Supervised machine learning

26/05/2025

Supervised Machine Learning Techniques are algorithms used to learn a mapping from input data (features) to a target variable (labels), based on labeled training data. These techniques are widely used for classification and regression problems.

Here is a detailed overview of the most common supervised learning techniques:

1. Linear Regression

  • Type: Regression

  • Use Case: Predicting continuous values (e.g., housing prices).

  • How it works: Assumes a linear relationship between input variables (X) and the output (y).

  • Formula:

    y=β0+β1x1+β2x2+⋯+βnxn

2. Logistic Regression

  • Type: Classification

  • Use Case: Binary or multi-class classification (e.g., spam detection).

  • How it works: Models the probability that a given input belongs to a particular class using the logistic (sigmoid) function.

3. Decision Trees

  • Type: Classification/Regression

  • Use Case: Fraud detection, credit scoring, etc.

  • How it works: Splits the data into subsets based on feature values using conditions (like yes/no questions), forming a tree structure.

4. Random Forest

  • Type: Classification/Regression

  • Use Case: High-accuracy tasks with large datasets.

  • How it works: Ensemble of multiple decision trees; each tree is trained on a random subset of data and features. Final prediction is made by majority vote or averaging.

5. Support Vector Machines (SVM)

  • Type: Classification/Regression

  • Use Case: Image classification, bioinformatics.

  • How it works: Finds the optimal hyperplane that separates classes with maximum margin. Can handle non-linear data using kernel tricks.

6. K-Nearest Neighbors (K-NN)

  • Type: Classification/Regression

  • Use Case: Pattern recognition, recommendation systems.

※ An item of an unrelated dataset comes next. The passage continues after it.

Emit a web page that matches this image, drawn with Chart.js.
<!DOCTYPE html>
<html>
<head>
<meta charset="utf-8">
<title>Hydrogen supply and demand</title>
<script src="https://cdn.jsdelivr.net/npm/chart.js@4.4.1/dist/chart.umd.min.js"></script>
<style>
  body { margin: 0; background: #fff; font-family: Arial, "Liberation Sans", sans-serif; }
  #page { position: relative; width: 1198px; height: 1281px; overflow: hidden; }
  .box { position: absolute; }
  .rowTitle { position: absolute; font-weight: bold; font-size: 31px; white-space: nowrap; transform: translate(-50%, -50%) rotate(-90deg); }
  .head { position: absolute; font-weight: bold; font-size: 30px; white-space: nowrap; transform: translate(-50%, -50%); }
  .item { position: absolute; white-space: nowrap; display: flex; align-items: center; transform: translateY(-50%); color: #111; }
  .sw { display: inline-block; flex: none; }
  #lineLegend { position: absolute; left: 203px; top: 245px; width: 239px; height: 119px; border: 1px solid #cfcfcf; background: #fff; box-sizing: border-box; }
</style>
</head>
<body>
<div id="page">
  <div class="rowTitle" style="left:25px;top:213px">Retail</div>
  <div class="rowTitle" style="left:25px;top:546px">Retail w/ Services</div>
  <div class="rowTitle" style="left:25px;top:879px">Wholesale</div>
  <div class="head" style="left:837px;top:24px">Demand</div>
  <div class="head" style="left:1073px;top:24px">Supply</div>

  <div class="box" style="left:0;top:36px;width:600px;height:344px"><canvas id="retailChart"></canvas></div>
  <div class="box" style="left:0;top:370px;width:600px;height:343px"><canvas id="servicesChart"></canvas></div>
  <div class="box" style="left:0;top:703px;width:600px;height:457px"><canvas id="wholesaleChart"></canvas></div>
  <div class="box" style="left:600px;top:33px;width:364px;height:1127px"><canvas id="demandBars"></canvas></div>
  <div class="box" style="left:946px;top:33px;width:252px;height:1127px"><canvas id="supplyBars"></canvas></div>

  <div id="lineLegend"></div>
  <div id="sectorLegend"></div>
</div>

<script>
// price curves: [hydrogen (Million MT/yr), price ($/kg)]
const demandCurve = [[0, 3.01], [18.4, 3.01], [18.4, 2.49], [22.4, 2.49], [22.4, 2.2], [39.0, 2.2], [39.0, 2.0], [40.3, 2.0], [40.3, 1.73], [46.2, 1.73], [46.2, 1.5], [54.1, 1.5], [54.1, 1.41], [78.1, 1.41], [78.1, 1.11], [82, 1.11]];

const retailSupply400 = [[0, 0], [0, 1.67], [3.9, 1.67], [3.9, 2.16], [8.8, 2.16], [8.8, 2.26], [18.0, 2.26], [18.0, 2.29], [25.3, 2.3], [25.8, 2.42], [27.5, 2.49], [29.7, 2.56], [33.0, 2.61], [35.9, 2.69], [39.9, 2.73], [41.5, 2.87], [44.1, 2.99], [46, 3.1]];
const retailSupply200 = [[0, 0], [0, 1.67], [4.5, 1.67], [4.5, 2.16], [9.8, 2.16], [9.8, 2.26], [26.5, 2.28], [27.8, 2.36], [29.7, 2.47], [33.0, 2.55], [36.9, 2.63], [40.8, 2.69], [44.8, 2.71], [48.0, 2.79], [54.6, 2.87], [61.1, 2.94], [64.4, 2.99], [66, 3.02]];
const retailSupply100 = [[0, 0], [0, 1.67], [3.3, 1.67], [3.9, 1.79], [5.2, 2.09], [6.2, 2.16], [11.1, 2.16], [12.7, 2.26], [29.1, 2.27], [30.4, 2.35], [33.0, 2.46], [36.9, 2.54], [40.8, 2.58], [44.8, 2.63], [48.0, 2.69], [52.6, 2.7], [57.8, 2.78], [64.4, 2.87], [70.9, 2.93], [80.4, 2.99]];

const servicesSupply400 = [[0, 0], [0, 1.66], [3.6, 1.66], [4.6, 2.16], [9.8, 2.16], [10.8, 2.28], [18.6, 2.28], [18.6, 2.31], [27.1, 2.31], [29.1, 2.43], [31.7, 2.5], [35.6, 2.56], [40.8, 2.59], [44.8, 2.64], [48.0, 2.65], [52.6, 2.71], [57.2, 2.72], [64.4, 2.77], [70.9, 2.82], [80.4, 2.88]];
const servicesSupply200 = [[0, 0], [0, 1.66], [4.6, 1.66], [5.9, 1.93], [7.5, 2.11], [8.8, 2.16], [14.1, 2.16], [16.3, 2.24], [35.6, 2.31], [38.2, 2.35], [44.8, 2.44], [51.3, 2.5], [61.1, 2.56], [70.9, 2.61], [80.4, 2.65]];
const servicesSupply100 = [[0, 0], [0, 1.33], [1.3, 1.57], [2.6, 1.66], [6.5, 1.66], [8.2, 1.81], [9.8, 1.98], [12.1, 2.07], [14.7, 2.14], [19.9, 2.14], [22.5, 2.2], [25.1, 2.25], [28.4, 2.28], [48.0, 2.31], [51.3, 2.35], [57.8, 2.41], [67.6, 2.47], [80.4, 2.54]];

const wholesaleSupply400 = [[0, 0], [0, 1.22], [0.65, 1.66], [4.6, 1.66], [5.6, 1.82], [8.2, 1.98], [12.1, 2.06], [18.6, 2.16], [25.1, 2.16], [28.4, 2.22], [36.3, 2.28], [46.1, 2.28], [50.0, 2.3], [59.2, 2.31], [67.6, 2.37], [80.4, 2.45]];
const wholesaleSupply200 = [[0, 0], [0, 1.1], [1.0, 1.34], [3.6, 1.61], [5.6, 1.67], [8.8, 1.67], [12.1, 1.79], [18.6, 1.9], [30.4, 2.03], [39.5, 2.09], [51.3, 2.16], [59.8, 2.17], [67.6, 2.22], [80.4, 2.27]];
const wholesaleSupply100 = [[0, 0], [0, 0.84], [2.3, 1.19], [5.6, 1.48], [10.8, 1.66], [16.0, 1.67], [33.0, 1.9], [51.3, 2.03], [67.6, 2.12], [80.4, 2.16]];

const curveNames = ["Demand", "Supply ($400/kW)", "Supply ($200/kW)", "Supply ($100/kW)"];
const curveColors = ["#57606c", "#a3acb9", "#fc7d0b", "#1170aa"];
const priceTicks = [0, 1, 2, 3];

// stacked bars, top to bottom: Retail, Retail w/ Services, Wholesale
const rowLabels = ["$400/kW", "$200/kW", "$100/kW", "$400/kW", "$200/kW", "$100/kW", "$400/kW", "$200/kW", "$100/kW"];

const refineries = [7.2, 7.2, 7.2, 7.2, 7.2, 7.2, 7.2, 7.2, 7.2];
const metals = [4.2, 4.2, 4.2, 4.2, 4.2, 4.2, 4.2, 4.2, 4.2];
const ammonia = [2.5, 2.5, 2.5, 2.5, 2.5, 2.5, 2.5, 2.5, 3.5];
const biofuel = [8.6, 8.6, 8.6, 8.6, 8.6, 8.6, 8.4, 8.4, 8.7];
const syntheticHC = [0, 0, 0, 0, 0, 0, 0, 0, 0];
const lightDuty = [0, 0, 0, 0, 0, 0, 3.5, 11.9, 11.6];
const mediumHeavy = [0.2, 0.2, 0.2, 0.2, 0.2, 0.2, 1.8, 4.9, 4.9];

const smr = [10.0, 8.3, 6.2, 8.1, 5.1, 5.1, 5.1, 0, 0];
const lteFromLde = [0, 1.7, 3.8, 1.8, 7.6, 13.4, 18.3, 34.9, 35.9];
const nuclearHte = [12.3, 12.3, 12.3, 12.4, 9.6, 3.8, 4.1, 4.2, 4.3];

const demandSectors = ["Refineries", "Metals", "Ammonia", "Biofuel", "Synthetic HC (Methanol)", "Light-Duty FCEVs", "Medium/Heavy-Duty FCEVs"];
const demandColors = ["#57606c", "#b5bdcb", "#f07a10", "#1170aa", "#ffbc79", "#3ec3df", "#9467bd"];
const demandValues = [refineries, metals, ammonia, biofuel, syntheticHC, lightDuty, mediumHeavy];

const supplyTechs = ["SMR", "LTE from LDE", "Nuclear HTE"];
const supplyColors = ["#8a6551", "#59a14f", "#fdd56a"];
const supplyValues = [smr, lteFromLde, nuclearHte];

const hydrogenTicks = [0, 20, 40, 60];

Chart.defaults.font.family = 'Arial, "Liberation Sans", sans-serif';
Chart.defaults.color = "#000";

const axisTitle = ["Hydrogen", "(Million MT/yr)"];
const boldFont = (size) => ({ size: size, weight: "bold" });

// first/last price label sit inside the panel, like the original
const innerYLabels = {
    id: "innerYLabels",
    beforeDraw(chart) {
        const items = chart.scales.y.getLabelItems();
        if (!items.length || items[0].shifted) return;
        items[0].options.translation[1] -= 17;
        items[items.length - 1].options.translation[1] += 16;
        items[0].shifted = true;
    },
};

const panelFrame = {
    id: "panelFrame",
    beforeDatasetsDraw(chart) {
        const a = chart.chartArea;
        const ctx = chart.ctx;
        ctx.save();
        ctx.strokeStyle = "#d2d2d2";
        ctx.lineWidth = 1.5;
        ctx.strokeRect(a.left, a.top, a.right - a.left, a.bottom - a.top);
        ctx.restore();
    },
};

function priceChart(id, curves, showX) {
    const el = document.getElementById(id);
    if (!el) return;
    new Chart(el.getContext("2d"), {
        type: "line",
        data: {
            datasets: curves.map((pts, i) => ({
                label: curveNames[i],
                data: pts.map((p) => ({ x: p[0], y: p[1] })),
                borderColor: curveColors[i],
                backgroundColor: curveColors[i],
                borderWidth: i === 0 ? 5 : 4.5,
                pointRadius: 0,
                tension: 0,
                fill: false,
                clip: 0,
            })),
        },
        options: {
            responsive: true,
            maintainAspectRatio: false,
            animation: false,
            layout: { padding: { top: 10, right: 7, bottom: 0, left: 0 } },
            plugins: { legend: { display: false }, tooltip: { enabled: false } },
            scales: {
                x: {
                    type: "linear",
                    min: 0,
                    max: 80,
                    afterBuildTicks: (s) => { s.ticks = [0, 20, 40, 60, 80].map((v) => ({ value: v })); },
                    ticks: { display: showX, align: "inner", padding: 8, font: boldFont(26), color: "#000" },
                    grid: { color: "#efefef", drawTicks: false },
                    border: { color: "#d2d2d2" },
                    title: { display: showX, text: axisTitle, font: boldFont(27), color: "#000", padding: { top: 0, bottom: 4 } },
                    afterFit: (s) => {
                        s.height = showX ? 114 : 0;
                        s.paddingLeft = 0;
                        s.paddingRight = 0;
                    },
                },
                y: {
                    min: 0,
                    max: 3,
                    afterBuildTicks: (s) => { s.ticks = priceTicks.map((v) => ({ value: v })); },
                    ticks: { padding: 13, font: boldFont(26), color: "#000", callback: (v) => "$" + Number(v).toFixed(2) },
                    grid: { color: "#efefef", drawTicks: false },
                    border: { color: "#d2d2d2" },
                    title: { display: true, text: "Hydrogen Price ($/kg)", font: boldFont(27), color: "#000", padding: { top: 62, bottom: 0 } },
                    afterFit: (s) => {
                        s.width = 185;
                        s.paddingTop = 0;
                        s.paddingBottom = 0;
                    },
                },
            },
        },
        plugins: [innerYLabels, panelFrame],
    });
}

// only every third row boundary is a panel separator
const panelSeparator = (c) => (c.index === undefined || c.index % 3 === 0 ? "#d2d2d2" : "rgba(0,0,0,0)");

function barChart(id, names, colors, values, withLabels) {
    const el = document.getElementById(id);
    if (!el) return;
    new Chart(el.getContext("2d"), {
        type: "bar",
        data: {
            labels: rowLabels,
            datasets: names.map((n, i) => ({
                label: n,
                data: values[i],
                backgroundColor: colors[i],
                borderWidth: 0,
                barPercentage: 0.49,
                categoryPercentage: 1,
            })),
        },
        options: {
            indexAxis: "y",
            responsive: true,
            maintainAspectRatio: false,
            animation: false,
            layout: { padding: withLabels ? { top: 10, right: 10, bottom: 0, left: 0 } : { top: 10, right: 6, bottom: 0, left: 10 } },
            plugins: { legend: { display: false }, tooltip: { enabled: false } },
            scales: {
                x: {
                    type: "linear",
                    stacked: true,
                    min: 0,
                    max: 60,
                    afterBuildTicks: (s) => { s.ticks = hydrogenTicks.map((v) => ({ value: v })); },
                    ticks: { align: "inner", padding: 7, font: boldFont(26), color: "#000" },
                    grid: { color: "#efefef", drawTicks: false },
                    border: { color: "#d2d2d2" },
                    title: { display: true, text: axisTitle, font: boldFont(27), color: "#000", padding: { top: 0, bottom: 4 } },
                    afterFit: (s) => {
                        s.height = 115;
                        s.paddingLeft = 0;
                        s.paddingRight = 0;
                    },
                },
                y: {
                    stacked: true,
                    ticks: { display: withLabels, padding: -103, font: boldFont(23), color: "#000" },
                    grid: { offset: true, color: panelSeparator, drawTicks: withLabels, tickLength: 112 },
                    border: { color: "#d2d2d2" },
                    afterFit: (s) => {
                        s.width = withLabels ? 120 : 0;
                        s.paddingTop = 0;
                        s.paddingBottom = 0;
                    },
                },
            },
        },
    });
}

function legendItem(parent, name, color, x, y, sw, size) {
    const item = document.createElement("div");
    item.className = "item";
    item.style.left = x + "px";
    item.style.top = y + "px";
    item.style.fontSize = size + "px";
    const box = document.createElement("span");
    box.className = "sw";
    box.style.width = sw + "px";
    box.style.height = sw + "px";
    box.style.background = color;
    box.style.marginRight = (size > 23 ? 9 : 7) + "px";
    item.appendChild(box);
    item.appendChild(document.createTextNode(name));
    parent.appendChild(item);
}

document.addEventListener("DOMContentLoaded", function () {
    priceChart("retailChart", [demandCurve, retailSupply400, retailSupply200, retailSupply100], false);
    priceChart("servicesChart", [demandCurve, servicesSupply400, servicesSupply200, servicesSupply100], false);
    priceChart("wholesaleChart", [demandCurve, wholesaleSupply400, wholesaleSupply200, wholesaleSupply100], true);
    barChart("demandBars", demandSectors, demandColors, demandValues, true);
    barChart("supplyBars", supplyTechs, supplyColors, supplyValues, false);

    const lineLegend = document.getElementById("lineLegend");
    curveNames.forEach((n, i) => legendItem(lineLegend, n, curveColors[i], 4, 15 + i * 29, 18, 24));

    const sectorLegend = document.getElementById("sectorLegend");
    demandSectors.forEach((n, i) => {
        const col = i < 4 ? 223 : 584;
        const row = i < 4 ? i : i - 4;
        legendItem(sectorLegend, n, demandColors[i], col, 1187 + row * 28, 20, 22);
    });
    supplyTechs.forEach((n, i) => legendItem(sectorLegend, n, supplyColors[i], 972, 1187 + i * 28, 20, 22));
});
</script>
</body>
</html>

  • How it works: Stores all training data; a new input is classified based on the majority class among its k-nearest neighbors.

7. Naïve Bayes

  • Type: Classification

  • Use Case: Text classification, spam filtering.

  • How it works: Applies Bayes' Theorem with strong (naïve) independence assumptions between features.

8. Gradient Boosting Machines (GBM) / XGBoost / LightGBM / CatBoost

  • Type: Classification/Regression

  • Use Case: Kaggle competitions, production-level machine learning.

  • How it works: Sequentially builds models that correct the errors of previous models. Uses decision trees as base learners.

9. Neural Networks (Shallow and Deep)

  • Type: Classification/Regression

  • Use Case: Complex problems like image recognition, natural language processing.

  • How it works: Composed of layers of neurons that transform input data through learned weights and activation functions.